* _DATASET EXTRACT_
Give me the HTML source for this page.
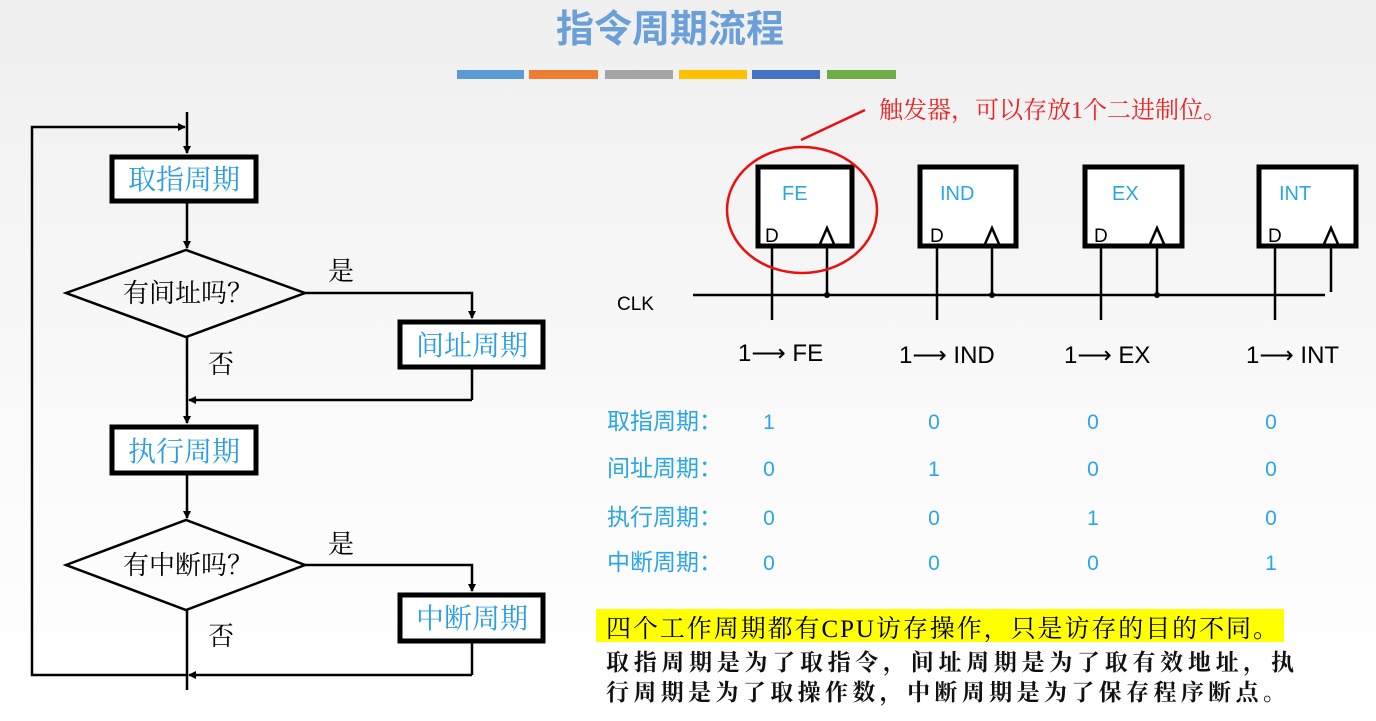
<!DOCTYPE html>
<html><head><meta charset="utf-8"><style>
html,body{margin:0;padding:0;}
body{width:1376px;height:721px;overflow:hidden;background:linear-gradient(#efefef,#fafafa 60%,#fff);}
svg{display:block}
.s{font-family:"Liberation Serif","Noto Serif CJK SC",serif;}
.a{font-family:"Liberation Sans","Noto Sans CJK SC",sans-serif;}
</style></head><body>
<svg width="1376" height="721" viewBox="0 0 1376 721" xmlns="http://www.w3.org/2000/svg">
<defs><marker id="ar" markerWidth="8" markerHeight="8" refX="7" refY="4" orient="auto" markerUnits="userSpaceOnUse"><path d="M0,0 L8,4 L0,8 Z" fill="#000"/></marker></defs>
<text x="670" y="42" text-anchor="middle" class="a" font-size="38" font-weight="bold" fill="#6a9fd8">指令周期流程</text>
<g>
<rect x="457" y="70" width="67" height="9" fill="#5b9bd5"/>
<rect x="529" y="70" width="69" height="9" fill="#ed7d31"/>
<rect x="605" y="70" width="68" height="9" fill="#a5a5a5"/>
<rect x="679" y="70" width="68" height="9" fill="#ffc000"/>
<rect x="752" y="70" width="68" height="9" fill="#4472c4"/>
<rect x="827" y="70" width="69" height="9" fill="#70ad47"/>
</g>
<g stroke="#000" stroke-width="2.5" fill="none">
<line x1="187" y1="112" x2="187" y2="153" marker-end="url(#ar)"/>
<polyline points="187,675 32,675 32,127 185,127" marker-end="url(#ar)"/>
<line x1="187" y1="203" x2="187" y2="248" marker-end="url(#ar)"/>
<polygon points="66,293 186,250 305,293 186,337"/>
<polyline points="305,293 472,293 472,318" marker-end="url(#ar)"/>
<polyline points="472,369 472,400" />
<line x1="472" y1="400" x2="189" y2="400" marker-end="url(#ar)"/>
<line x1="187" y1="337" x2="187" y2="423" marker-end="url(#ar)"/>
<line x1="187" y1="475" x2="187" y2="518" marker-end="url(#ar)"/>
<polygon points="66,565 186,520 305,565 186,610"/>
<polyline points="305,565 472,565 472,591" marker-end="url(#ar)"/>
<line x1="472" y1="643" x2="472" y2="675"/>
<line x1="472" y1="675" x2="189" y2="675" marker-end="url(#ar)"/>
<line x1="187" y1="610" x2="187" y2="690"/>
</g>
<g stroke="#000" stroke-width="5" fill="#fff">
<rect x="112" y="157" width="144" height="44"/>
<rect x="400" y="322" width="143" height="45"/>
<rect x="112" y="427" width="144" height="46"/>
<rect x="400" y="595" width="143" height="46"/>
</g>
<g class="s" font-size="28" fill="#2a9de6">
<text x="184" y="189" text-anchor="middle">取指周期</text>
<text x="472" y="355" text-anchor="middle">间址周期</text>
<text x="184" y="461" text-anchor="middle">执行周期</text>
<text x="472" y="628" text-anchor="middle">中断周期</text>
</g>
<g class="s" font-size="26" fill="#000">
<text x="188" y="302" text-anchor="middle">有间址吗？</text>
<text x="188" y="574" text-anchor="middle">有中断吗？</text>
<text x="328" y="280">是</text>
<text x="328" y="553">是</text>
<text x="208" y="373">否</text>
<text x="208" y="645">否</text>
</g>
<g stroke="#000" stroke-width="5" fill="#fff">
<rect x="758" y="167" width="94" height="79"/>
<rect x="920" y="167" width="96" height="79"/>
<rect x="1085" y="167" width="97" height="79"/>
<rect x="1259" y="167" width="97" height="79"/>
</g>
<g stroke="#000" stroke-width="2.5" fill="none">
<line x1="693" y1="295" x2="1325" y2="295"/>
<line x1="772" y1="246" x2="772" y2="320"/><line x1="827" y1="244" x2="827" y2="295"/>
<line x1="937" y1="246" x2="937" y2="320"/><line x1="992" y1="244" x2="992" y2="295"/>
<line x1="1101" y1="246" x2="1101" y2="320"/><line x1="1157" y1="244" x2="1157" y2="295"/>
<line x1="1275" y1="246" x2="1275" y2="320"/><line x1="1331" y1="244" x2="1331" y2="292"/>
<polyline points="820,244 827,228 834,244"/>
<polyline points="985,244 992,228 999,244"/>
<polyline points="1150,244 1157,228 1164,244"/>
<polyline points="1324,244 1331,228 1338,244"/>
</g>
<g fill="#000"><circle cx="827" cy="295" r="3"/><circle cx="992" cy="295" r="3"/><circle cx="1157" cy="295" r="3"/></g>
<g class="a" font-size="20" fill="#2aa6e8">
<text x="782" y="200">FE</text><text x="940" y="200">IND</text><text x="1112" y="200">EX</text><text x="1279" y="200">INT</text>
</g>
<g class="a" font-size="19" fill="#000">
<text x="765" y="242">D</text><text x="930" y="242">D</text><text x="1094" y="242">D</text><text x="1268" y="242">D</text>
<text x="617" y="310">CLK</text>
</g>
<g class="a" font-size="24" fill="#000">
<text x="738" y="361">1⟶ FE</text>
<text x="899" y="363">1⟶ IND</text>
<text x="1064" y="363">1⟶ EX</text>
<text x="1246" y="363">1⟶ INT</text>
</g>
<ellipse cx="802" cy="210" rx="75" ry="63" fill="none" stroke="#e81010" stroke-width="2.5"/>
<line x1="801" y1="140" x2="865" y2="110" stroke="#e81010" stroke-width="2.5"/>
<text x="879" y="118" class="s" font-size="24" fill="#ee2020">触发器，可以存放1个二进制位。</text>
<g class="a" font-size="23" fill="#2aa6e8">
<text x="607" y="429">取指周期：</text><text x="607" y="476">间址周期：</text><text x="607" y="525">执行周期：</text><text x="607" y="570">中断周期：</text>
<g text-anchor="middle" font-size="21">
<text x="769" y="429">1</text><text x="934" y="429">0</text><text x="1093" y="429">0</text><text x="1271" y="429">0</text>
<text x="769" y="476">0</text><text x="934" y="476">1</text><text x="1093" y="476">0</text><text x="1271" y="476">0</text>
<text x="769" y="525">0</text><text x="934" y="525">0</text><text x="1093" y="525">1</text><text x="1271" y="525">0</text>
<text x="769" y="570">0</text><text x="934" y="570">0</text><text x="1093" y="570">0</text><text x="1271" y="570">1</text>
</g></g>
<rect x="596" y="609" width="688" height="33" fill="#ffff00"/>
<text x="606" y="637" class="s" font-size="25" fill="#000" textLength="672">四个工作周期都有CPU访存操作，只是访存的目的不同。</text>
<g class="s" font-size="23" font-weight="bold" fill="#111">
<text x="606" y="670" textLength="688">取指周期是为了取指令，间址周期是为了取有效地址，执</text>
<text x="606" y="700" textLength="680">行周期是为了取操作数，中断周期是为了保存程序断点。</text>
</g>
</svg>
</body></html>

* _EXERCISE AIM_
Without the images, write out each line of the data verbatim.

* _RESPONSE TO THE TASK_
Give me the HTML source for this page.
<!DOCTYPE html>
<html><head><meta charset="utf-8"><style>
html,body{margin:0;padding:0;}
body{width:1376px;height:721px;overflow:hidden;background:linear-gradient(#efefef,#fafafa 60%,#fff);}
svg{display:block}
.s{font-family:"Liberation Serif","Noto Serif CJK SC",serif;}
.a{font-family:"Liberation Sans","Noto Sans CJK SC",sans-serif;}
</style></head><body>
<svg width="1376" height="721" viewBox="0 0 1376 721" xmlns="http://www.w3.org/2000/svg">
<defs><marker id="ar" markerWidth="8" markerHeight="8" refX="7" refY="4" orient="auto" markerUnits="userSpaceOnUse"><path d="M0,0 L8,4 L0,8 Z" fill="#000"/></marker></defs>
<text x="670" y="42" text-anchor="middle" class="a" font-size="38" font-weight="bold" fill="#6a9fd8">指令周期流程</text>
<g>
<rect x="457" y="70" width="67" height="9" fill="#5b9bd5"/>
<rect x="529" y="70" width="69" height="9" fill="#ed7d31"/>
<rect x="605" y="70" width="68" height="9" fill="#a5a5a5"/>
<rect x="679" y="70" width="68" height="9" fill="#ffc000"/>
<rect x="752" y="70" width="68" height="9" fill="#4472c4"/>
<rect x="827" y="70" width="69" height="9" fill="#70ad47"/>
</g>
<g stroke="#000" stroke-width="2.5" fill="none">
<line x1="187" y1="112" x2="187" y2="153" marker-end="url(#ar)"/>
<polyline points="187,675 32,675 32,127 185,127" marker-end="url(#ar)"/>
<line x1="187" y1="203" x2="187" y2="248" marker-end="url(#ar)"/>
<polygon points="66,293 186,250 305,293 186,337"/>
<polyline points="305,293 472,293 472,318" marker-end="url(#ar)"/>
<polyline points="472,369 472,400" />
<line x1="472" y1="400" x2="189" y2="400" marker-end="url(#ar)"/>
<line x1="187" y1="337" x2="187" y2="423" marker-end="url(#ar)"/>
<line x1="187" y1="475" x2="187" y2="518" marker-end="url(#ar)"/>
<polygon points="66,565 186,520 305,565 186,610"/>
<polyline points="305,565 472,565 472,591" marker-end="url(#ar)"/>
<line x1="472" y1="643" x2="472" y2="675"/>
<line x1="472" y1="675" x2="189" y2="675" marker-end="url(#ar)"/>
<line x1="187" y1="610" x2="187" y2="690"/>
</g>
<g stroke="#000" stroke-width="5" fill="#fff">
<rect x="112" y="157" width="144" height="44"/>
<rect x="400" y="322" width="143" height="45"/>
<rect x="112" y="427" width="144" height="46"/>
<rect x="400" y="595" width="143" height="46"/>
</g>
<g class="s" font-size="28" fill="#2a9de6">
<text x="184" y="189" text-anchor="middle">取指周期</text>
<text x="472" y="355" text-anchor="middle">间址周期</text>
<text x="184" y="461" text-anchor="middle">执行周期</text>
<text x="472" y="628" text-anchor="middle">中断周期</text>
</g>
<g class="s" font-size="26" fill="#000">
<text x="188" y="302" text-anchor="middle">有间址吗？</text>
<text x="188" y="574" text-anchor="middle">有中断吗？</text>
<text x="328" y="280">是</text>
<text x="328" y="553">是</text>
<text x="208" y="373">否</text>
<text x="208" y="645">否</text>
</g>
<g stroke="#000" stroke-width="5" fill="#fff">
<rect x="758" y="167" width="94" height="79"/>
<rect x="920" y="167" width="96" height="79"/>
<rect x="1085" y="167" width="97" height="79"/>
<rect x="1259" y="167" width="97" height="79"/>
</g>
<g stroke="#000" stroke-width="2.5" fill="none">
<line x1="693" y1="295" x2="1325" y2="295"/>
<line x1="772" y1="246" x2="772" y2="320"/><line x1="827" y1="244" x2="827" y2="295"/>
<line x1="937" y1="246" x2="937" y2="320"/><line x1="992" y1="244" x2="992" y2="295"/>
<line x1="1101" y1="246" x2="1101" y2="320"/><line x1="1157" y1="244" x2="1157" y2="295"/>
<line x1="1275" y1="246" x2="1275" y2="320"/><line x1="1331" y1="244" x2="1331" y2="292"/>
<polyline points="820,244 827,228 834,244"/>
<polyline points="985,244 992,228 999,244"/>
<polyline points="1150,244 1157,228 1164,244"/>
<polyline points="1324,244 1331,228 1338,244"/>
</g>
<g fill="#000"><circle cx="827" cy="295" r="3"/><circle cx="992" cy="295" r="3"/><circle cx="1157" cy="295" r="3"/></g>
<g class="a" font-size="20" fill="#2aa6e8">
<text x="782" y="200">FE</text><text x="940" y="200">IND</text><text x="1112" y="200">EX</text><text x="1279" y="200">INT</text>
</g>
<g class="a" font-size="19" fill="#000">
<text x="765" y="242">D</text><text x="930" y="242">D</text><text x="1094" y="242">D</text><text x="1268" y="242">D</text>
<text x="617" y="310">CLK</text>
</g>
<g class="a" font-size="24" fill="#000">
<text x="738" y="361">1⟶ FE</text>
<text x="899" y="363">1⟶ IND</text>
<text x="1064" y="363">1⟶ EX</text>
<text x="1246" y="363">1⟶ INT</text>
</g>
<ellipse cx="802" cy="210" rx="75" ry="63" fill="none" stroke="#e81010" stroke-width="2.5"/>
<line x1="801" y1="140" x2="865" y2="110" stroke="#e81010" stroke-width="2.5"/>
<text x="879" y="118" class="s" font-size="24" fill="#ee2020">触发器，可以存放1个二进制位。</text>
<g class="a" font-size="23" fill="#2aa6e8">
<text x="607" y="429">取指周期：</text><text x="607" y="476">间址周期：</text><text x="607" y="525">执行周期：</text><text x="607" y="570">中断周期：</text>
<g text-anchor="middle" font-size="21">
<text x="769" y="429">1</text><text x="934" y="429">0</text><text x="1093" y="429">0</text><text x="1271" y="429">0</text>
<text x="769" y="476">0</text><text x="934" y="476">1</text><text x="1093" y="476">0</text><text x="1271" y="476">0</text>
<text x="769" y="525">0</text><text x="934" y="525">0</text><text x="1093" y="525">1</text><text x="1271" y="525">0</text>
<text x="769" y="570">0</text><text x="934" y="570">0</text><text x="1093" y="570">0</text><text x="1271" y="570">1</text>
</g></g>
<rect x="596" y="609" width="688" height="33" fill="#ffff00"/>
<text x="606" y="637" class="s" font-size="25" fill="#000" textLength="672">四个工作周期都有CPU访存操作，只是访存的目的不同。</text>
<g class="s" font-size="23" font-weight="bold" fill="#111">
<text x="606" y="670" textLength="688">取指周期是为了取指令，间址周期是为了取有效地址，执</text>
<text x="606" y="700" textLength="680">行周期是为了取操作数，中断周期是为了保存程序断点。</text>
</g>
</svg>
</body></html>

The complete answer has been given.